-- BEGIN --

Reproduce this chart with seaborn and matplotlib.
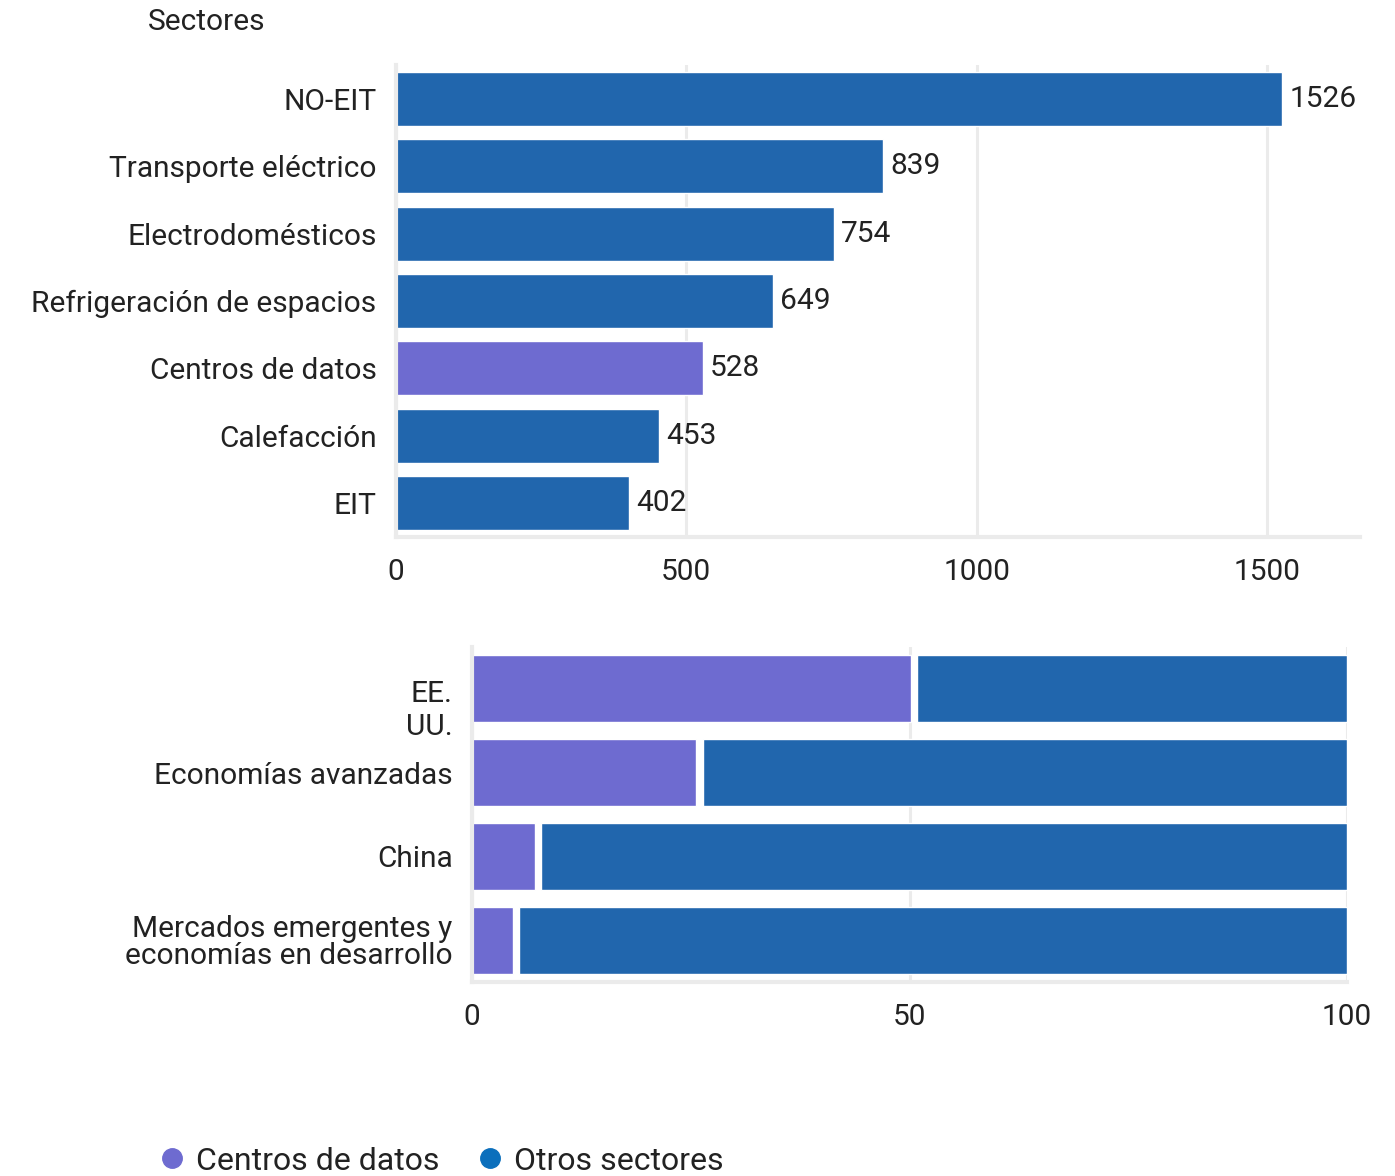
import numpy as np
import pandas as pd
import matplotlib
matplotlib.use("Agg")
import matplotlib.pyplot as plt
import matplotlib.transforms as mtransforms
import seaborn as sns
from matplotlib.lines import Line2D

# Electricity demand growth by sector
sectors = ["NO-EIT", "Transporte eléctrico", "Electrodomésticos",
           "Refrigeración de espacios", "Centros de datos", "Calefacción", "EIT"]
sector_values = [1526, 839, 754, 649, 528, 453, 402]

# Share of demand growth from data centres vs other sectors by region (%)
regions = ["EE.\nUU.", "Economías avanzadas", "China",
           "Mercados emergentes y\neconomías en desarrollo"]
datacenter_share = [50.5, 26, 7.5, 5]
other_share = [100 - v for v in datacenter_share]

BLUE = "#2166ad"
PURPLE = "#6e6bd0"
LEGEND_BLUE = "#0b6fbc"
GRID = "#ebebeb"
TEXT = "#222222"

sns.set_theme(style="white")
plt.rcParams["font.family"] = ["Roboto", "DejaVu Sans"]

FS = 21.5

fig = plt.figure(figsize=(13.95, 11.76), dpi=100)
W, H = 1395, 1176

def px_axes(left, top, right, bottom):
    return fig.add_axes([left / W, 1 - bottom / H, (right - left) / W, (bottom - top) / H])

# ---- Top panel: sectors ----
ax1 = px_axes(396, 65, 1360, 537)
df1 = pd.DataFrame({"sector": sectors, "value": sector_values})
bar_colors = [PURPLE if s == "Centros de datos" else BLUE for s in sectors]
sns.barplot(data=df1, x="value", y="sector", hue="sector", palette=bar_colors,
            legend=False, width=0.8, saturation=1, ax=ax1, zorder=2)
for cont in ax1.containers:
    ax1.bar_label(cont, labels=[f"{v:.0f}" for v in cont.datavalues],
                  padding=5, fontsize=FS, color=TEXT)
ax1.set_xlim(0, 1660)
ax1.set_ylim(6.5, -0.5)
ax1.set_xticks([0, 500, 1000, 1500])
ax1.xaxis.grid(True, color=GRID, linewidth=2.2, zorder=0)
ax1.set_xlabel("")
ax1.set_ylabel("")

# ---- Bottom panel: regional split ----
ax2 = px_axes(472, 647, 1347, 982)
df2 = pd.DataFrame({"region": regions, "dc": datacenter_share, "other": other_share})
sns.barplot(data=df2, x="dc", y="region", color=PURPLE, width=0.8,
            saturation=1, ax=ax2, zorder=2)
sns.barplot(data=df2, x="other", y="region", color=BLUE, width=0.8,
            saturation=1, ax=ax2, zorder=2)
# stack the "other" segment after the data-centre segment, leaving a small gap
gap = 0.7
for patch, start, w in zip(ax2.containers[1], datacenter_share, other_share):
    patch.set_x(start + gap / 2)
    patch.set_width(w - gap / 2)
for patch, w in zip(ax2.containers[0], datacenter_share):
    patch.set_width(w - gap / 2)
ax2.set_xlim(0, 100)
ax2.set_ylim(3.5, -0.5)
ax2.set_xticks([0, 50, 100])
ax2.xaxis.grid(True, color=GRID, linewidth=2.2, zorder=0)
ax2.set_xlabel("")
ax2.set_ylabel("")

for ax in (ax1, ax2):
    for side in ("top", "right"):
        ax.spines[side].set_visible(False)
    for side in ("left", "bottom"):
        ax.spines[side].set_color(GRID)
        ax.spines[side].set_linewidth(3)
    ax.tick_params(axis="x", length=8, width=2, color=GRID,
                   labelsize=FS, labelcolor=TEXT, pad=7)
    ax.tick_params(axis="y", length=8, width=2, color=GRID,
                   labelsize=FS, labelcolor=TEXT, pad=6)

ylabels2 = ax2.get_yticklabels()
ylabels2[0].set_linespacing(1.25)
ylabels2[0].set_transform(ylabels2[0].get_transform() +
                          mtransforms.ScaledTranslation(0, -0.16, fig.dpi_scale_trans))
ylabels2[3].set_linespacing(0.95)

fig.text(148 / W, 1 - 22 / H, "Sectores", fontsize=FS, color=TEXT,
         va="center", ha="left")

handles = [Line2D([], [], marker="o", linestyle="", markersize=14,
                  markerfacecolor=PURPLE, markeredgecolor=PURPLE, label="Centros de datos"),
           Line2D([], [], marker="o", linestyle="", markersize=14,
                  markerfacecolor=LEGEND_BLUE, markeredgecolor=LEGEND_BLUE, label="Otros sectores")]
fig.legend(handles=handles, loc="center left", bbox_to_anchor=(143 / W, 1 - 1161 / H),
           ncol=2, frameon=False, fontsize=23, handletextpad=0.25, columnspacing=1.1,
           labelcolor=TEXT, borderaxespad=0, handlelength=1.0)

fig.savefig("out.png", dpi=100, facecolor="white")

-- END --

Instruction ▸ Retype the whole listing, keeping every line identical and omitting all pictures.

Right answer ▸
Reproduce this chart with seaborn and matplotlib.
import numpy as np
import pandas as pd
import matplotlib
matplotlib.use("Agg")
import matplotlib.pyplot as plt
import matplotlib.transforms as mtransforms
import seaborn as sns
from matplotlib.lines import Line2D

# Electricity demand growth by sector
sectors = ["NO-EIT", "Transporte eléctrico", "Electrodomésticos",
           "Refrigeración de espacios", "Centros de datos", "Calefacción", "EIT"]
sector_values = [1526, 839, 754, 649, 528, 453, 402]

# Share of demand growth from data centres vs other sectors by region (%)
regions = ["EE.\nUU.", "Economías avanzadas", "China",
           "Mercados emergentes y\neconomías en desarrollo"]
datacenter_share = [50.5, 26, 7.5, 5]
other_share = [100 - v for v in datacenter_share]

BLUE = "#2166ad"
PURPLE = "#6e6bd0"
LEGEND_BLUE = "#0b6fbc"
GRID = "#ebebeb"
TEXT = "#222222"

sns.set_theme(style="white")
plt.rcParams["font.family"] = ["Roboto", "DejaVu Sans"]

FS = 21.5

fig = plt.figure(figsize=(13.95, 11.76), dpi=100)
W, H = 1395, 1176

def px_axes(left, top, right, bottom):
    return fig.add_axes([left / W, 1 - bottom / H, (right - left) / W, (bottom - top) / H])

# ---- Top panel: sectors ----
ax1 = px_axes(396, 65, 1360, 537)
df1 = pd.DataFrame({"sector": sectors, "value": sector_values})
bar_colors = [PURPLE if s == "Centros de datos" else BLUE for s in sectors]
sns.barplot(data=df1, x="value", y="sector", hue="sector", palette=bar_colors,
            legend=False, width=0.8, saturation=1, ax=ax1, zorder=2)
for cont in ax1.containers:
    ax1.bar_label(cont, labels=[f"{v:.0f}" for v in cont.datavalues],
                  padding=5, fontsize=FS, color=TEXT)
ax1.set_xlim(0, 1660)
ax1.set_ylim(6.5, -0.5)
ax1.set_xticks([0, 500, 1000, 1500])
ax1.xaxis.grid(True, color=GRID, linewidth=2.2, zorder=0)
ax1.set_xlabel("")
ax1.set_ylabel("")

# ---- Bottom panel: regional split ----
ax2 = px_axes(472, 647, 1347, 982)
df2 = pd.DataFrame({"region": regions, "dc": datacenter_share, "other": other_share})
sns.barplot(data=df2, x="dc", y="region", color=PURPLE, width=0.8,
            saturation=1, ax=ax2, zorder=2)
sns.barplot(data=df2, x="other", y="region", color=BLUE, width=0.8,
            saturation=1, ax=ax2, zorder=2)
# stack the "other" segment after the data-centre segment, leaving a small gap
gap = 0.7
for patch, start, w in zip(ax2.containers[1], datacenter_share, other_share):
    patch.set_x(start + gap / 2)
    patch.set_width(w - gap / 2)
for patch, w in zip(ax2.containers[0], datacenter_share):
    patch.set_width(w - gap / 2)
ax2.set_xlim(0, 100)
ax2.set_ylim(3.5, -0.5)
ax2.set_xticks([0, 50, 100])
ax2.xaxis.grid(True, color=GRID, linewidth=2.2, zorder=0)
ax2.set_xlabel("")
ax2.set_ylabel("")

for ax in (ax1, ax2):
    for side in ("top", "right"):
        ax.spines[side].set_visible(False)
    for side in ("left", "bottom"):
        ax.spines[side].set_color(GRID)
        ax.spines[side].set_linewidth(3)
    ax.tick_params(axis="x", length=8, width=2, color=GRID,
                   labelsize=FS, labelcolor=TEXT, pad=7)
    ax.tick_params(axis="y", length=8, width=2, color=GRID,
                   labelsize=FS, labelcolor=TEXT, pad=6)

ylabels2 = ax2.get_yticklabels()
ylabels2[0].set_linespacing(1.25)
ylabels2[0].set_transform(ylabels2[0].get_transform() +
                          mtransforms.ScaledTranslation(0, -0.16, fig.dpi_scale_trans))
ylabels2[3].set_linespacing(0.95)

fig.text(148 / W, 1 - 22 / H, "Sectores", fontsize=FS, color=TEXT,
         va="center", ha="left")

handles = [Line2D([], [], marker="o", linestyle="", markersize=14,
                  markerfacecolor=PURPLE, markeredgecolor=PURPLE, label="Centros de datos"),
           Line2D([], [], marker="o", linestyle="", markersize=14,
                  markerfacecolor=LEGEND_BLUE, markeredgecolor=LEGEND_BLUE, label="Otros sectores")]
fig.legend(handles=handles, loc="center left", bbox_to_anchor=(143 / W, 1 - 1161 / H),
           ncol=2, frameon=False, fontsize=23, handletextpad=0.25, columnspacing=1.1,
           labelcolor=TEXT, borderaxespad=0, handlelength=1.0)

fig.savefig("out.png", dpi=100, facecolor="white")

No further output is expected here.